TASK DIRECTIONS:
Among the lines below, keep only those from the one containing "Write the TikZ code for this diagram." through the one containing "(0,0) rectangle (942,700);", and reproduce them exactly.

EXTRACTED MATERIAL:
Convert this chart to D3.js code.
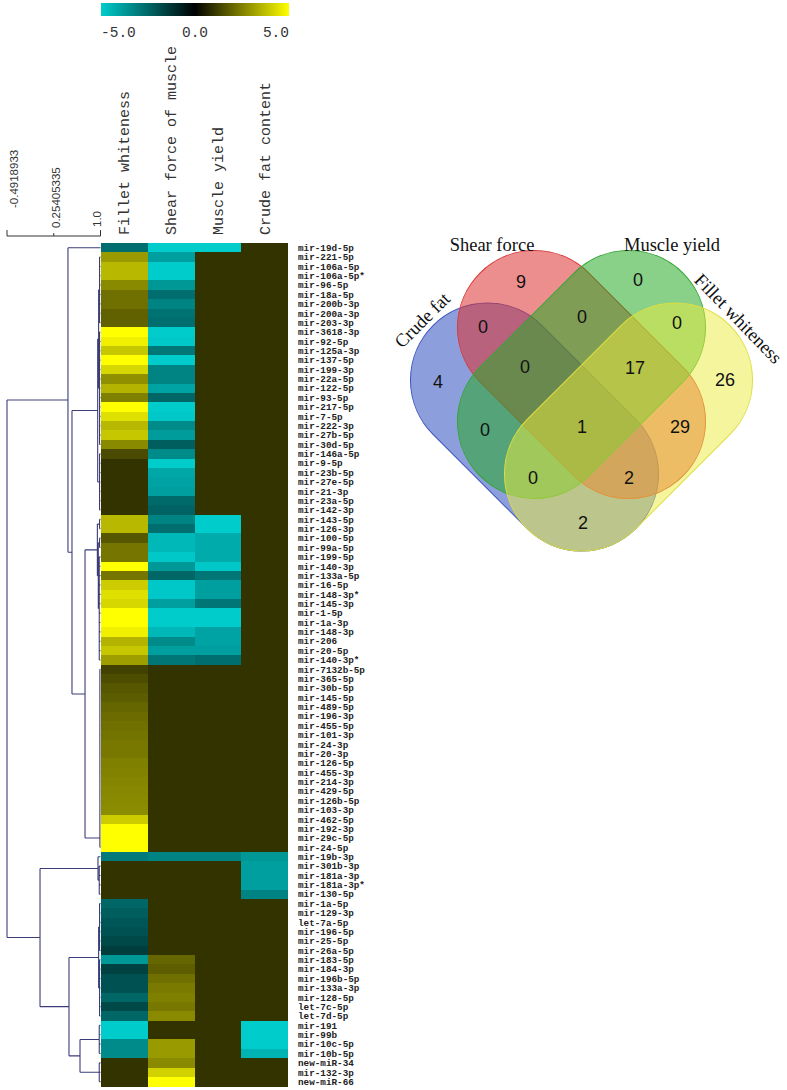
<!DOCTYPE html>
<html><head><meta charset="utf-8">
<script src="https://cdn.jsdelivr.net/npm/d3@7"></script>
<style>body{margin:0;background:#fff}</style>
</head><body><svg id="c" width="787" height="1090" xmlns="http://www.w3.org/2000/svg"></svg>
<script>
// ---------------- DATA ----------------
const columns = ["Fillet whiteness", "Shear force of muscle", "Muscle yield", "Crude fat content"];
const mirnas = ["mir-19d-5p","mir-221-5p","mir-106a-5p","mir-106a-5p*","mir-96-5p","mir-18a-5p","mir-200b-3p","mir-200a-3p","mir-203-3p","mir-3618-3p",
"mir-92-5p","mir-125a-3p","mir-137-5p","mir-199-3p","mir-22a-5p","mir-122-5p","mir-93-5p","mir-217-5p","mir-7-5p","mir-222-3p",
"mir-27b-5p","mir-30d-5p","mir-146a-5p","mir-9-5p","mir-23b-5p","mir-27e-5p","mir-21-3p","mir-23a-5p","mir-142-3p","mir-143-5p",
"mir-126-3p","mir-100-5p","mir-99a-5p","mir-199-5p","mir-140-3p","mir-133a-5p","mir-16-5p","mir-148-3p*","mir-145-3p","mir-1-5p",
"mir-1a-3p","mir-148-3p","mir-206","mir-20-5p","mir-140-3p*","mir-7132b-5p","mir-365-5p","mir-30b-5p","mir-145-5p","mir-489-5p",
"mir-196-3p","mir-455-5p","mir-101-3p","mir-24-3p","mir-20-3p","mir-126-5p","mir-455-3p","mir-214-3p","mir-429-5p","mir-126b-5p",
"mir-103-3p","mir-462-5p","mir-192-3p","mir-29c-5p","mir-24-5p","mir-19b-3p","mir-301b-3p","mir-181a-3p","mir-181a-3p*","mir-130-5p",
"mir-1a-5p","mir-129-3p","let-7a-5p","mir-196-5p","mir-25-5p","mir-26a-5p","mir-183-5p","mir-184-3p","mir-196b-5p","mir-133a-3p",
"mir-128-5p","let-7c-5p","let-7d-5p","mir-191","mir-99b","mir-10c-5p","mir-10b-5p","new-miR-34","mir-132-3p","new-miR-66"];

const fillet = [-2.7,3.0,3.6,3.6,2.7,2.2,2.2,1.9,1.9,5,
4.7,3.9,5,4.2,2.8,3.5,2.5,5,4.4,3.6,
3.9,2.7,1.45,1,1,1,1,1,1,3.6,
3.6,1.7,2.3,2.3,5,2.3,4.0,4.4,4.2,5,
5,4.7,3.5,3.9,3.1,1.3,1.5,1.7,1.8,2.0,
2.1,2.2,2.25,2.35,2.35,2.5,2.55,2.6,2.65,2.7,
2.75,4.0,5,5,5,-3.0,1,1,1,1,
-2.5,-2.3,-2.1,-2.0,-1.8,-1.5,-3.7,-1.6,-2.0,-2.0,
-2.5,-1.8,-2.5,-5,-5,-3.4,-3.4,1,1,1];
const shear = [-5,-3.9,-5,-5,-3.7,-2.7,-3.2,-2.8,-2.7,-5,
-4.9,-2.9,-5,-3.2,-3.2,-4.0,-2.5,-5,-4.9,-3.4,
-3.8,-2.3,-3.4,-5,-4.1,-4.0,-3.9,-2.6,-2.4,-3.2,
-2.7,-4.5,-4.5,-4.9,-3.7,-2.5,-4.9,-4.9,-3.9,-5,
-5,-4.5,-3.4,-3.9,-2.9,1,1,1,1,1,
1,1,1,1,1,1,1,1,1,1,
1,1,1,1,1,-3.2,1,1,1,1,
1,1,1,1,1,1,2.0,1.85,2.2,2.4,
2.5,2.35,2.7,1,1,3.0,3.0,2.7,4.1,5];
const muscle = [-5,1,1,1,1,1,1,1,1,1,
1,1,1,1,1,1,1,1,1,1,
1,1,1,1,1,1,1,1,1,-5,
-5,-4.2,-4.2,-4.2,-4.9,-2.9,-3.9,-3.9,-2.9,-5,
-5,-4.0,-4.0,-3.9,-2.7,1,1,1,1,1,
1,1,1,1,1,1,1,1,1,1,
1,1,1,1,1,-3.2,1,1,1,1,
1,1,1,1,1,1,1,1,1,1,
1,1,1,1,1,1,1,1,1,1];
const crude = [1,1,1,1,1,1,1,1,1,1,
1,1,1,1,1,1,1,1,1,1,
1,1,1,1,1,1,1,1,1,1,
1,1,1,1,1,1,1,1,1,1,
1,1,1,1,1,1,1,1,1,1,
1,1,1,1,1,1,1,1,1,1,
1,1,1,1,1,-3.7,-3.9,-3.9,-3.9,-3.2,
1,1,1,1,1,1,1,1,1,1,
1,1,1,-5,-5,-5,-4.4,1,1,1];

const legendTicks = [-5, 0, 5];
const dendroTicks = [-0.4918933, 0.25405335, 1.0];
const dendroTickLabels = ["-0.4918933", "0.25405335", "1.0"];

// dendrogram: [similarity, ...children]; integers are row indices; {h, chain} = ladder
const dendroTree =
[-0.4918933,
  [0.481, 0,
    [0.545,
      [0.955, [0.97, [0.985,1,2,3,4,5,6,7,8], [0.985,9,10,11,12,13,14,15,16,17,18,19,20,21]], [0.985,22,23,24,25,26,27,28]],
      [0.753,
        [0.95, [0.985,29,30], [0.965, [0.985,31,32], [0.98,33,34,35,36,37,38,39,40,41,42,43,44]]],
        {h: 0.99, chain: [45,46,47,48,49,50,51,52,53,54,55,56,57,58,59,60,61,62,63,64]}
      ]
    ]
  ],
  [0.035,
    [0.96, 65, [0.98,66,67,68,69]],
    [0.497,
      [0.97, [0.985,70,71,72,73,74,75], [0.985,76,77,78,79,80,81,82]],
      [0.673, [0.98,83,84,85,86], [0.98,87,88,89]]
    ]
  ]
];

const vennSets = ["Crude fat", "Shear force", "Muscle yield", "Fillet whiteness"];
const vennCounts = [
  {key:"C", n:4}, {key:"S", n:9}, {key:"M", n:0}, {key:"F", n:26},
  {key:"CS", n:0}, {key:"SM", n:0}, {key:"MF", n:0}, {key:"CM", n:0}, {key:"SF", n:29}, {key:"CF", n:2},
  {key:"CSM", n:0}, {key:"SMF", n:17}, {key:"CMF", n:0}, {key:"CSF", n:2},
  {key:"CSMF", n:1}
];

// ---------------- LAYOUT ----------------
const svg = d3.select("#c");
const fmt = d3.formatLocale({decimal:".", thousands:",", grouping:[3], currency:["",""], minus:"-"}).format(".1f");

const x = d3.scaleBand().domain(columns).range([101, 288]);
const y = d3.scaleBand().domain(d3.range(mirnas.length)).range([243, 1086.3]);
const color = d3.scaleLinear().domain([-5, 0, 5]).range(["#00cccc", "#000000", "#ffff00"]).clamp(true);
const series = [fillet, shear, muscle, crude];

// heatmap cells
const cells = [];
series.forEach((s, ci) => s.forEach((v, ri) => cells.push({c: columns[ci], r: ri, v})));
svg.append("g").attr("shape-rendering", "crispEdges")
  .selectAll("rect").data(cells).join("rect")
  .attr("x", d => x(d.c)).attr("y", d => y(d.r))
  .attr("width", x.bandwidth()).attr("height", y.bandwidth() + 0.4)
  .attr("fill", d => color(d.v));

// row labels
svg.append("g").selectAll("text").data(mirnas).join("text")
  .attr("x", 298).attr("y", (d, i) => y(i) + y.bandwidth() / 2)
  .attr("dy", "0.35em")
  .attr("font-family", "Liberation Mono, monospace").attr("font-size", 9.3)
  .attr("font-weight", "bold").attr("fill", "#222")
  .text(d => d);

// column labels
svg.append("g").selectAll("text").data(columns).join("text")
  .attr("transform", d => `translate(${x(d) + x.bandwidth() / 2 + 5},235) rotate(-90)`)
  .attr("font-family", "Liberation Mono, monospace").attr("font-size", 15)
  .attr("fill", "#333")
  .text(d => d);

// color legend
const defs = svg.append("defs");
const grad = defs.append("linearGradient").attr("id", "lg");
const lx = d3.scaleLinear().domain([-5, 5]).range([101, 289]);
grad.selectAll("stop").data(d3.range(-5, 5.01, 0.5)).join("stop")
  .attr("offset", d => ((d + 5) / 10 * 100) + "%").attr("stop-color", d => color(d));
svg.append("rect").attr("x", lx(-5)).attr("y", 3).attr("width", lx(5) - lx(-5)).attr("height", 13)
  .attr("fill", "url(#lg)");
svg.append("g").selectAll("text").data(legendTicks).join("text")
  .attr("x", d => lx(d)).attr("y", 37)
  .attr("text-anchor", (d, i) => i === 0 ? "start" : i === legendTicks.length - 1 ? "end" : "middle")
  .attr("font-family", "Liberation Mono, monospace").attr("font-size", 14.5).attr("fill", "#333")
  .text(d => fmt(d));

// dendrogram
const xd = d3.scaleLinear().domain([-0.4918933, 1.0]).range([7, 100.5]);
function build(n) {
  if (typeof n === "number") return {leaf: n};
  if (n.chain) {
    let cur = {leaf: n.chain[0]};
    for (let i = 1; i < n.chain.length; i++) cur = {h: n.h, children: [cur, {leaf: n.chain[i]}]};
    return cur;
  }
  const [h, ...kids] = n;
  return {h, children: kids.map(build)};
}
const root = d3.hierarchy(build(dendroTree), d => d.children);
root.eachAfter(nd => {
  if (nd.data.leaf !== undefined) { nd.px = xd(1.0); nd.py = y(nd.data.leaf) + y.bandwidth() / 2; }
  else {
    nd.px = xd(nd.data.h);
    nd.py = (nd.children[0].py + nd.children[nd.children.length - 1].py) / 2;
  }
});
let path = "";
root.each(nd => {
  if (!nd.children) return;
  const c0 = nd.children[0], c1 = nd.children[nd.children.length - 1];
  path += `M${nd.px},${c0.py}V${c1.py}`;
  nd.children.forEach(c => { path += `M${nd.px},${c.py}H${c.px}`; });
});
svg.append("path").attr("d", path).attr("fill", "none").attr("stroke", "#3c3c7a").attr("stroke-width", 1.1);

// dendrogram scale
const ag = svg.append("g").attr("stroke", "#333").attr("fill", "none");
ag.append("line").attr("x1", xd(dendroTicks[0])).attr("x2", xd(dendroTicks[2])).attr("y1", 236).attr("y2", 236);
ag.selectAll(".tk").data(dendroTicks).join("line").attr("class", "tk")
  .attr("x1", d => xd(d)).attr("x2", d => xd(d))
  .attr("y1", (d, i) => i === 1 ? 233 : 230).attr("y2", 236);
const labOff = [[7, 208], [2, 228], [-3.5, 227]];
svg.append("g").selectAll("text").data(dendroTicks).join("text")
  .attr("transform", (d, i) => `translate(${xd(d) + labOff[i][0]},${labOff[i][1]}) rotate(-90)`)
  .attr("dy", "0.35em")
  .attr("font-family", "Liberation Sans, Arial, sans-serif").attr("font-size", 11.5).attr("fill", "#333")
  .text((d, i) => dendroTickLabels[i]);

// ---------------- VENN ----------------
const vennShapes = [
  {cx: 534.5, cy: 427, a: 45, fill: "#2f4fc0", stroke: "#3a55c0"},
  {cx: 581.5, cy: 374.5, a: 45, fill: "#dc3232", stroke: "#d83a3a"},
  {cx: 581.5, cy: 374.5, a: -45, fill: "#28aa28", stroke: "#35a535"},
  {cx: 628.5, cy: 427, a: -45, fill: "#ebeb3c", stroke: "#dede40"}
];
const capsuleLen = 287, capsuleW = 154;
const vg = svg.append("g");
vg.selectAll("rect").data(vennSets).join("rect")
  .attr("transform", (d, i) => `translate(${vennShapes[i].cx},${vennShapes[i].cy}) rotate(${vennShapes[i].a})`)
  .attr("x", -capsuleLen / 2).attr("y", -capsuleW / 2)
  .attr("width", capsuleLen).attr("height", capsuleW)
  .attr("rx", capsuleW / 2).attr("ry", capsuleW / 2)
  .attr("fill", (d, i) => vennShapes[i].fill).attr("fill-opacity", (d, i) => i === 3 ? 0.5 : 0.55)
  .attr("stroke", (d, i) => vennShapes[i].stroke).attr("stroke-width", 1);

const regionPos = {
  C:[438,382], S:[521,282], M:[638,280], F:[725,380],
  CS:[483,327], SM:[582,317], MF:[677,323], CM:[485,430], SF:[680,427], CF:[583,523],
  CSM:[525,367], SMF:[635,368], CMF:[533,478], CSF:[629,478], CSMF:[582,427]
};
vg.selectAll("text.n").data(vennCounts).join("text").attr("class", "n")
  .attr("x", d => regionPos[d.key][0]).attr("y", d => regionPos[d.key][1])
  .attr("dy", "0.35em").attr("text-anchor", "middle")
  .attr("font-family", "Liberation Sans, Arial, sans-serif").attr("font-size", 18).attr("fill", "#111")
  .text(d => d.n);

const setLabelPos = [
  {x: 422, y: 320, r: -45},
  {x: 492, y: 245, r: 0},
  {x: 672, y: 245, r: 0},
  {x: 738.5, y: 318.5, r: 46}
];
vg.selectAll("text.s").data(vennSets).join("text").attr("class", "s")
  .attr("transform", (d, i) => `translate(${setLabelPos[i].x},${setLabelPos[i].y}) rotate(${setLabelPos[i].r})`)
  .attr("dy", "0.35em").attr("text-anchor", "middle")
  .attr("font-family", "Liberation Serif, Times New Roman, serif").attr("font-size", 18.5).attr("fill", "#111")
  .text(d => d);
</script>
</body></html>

* * *

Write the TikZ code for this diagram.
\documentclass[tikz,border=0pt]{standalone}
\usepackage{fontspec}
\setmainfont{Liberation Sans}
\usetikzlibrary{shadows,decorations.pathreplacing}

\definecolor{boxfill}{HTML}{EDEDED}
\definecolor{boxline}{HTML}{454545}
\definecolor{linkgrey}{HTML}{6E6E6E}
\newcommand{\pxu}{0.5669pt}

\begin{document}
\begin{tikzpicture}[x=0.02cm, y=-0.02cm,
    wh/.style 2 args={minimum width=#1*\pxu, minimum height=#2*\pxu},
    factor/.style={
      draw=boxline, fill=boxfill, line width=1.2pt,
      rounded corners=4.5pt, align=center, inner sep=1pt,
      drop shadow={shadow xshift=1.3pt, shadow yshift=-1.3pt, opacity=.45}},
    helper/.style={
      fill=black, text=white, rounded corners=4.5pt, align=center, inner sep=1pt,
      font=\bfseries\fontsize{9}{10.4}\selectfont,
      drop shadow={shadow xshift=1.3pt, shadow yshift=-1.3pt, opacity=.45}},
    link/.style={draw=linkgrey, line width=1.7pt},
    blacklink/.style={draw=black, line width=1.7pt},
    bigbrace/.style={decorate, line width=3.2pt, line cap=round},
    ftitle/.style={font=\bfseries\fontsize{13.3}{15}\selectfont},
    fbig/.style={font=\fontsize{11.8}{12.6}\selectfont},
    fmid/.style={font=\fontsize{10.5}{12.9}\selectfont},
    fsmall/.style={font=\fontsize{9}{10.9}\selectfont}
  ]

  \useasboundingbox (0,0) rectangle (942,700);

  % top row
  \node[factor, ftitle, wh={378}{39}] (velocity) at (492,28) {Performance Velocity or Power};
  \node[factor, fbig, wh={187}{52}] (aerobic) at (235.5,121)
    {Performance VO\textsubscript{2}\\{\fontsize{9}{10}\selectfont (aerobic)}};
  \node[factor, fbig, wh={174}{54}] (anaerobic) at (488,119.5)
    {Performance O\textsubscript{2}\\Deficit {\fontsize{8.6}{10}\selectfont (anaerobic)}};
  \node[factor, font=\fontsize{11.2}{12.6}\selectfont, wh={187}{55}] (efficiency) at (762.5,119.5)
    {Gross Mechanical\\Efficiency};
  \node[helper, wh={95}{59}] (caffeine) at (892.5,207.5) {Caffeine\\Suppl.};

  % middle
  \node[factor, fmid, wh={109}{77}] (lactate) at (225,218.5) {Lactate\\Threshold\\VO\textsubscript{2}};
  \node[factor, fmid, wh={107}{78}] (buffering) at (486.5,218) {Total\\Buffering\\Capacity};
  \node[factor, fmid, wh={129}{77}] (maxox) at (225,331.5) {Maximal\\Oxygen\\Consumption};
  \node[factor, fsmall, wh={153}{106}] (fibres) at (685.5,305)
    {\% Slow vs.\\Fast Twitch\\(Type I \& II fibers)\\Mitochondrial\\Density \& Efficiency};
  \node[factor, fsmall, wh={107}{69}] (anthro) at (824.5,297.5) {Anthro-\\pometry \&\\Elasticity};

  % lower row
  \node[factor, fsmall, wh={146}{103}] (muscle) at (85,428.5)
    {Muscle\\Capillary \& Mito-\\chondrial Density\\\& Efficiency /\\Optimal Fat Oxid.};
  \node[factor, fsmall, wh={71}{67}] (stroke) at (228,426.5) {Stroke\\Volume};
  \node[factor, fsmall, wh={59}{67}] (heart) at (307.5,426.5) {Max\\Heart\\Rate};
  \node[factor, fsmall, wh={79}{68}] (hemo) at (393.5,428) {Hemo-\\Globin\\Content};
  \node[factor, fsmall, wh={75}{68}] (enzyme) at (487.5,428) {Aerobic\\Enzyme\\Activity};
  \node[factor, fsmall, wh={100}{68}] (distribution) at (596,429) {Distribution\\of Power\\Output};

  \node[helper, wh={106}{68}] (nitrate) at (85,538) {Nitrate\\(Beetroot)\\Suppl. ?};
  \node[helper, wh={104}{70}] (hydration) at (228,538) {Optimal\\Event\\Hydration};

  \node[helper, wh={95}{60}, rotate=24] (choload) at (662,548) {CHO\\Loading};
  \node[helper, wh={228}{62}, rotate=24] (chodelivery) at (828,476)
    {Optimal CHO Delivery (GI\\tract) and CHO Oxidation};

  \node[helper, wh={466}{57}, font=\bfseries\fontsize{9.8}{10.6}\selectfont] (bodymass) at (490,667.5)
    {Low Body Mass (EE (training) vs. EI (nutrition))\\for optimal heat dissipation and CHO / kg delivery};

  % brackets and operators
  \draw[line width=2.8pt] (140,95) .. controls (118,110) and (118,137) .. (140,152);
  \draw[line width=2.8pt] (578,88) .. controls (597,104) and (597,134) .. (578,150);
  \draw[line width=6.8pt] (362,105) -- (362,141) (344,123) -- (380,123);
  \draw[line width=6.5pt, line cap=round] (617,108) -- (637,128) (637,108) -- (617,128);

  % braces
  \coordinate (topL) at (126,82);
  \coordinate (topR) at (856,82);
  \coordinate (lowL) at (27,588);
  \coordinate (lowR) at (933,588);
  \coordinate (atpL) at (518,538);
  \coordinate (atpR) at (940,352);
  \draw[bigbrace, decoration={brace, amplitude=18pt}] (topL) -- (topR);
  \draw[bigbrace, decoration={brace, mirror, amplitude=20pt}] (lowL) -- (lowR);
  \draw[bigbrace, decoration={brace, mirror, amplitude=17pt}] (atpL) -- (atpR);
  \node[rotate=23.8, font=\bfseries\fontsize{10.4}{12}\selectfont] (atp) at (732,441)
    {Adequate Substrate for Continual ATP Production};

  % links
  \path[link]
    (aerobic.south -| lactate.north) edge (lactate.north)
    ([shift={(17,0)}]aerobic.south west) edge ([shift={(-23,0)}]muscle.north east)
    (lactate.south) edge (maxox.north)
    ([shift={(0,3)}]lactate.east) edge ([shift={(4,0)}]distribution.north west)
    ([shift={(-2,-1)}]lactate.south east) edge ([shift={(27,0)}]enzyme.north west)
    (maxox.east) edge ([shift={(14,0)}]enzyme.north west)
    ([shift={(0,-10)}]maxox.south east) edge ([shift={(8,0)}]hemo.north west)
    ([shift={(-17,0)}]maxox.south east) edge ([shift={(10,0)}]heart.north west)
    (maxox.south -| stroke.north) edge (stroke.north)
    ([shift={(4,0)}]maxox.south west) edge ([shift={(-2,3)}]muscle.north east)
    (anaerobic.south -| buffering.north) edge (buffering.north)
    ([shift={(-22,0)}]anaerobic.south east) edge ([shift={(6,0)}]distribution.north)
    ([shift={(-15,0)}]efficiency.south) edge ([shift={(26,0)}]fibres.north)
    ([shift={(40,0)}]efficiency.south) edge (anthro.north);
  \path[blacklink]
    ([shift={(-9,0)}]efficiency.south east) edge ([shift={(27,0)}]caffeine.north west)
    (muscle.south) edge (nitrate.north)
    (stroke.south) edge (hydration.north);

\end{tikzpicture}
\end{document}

PROBLEM SOLUTION:
Write the TikZ code for this diagram.
\documentclass[tikz,border=0pt]{standalone}
\usepackage{fontspec}
\setmainfont{Liberation Sans}
\usetikzlibrary{shadows,decorations.pathreplacing}

\definecolor{boxfill}{HTML}{EDEDED}
\definecolor{boxline}{HTML}{454545}
\definecolor{linkgrey}{HTML}{6E6E6E}
\newcommand{\pxu}{0.5669pt}

\begin{document}
\begin{tikzpicture}[x=0.02cm, y=-0.02cm,
    wh/.style 2 args={minimum width=#1*\pxu, minimum height=#2*\pxu},
    factor/.style={
      draw=boxline, fill=boxfill, line width=1.2pt,
      rounded corners=4.5pt, align=center, inner sep=1pt,
      drop shadow={shadow xshift=1.3pt, shadow yshift=-1.3pt, opacity=.45}},
    helper/.style={
      fill=black, text=white, rounded corners=4.5pt, align=center, inner sep=1pt,
      font=\bfseries\fontsize{9}{10.4}\selectfont,
      drop shadow={shadow xshift=1.3pt, shadow yshift=-1.3pt, opacity=.45}},
    link/.style={draw=linkgrey, line width=1.7pt},
    blacklink/.style={draw=black, line width=1.7pt},
    bigbrace/.style={decorate, line width=3.2pt, line cap=round},
    ftitle/.style={font=\bfseries\fontsize{13.3}{15}\selectfont},
    fbig/.style={font=\fontsize{11.8}{12.6}\selectfont},
    fmid/.style={font=\fontsize{10.5}{12.9}\selectfont},
    fsmall/.style={font=\fontsize{9}{10.9}\selectfont}
  ]

  \useasboundingbox (0,0) rectangle (942,700);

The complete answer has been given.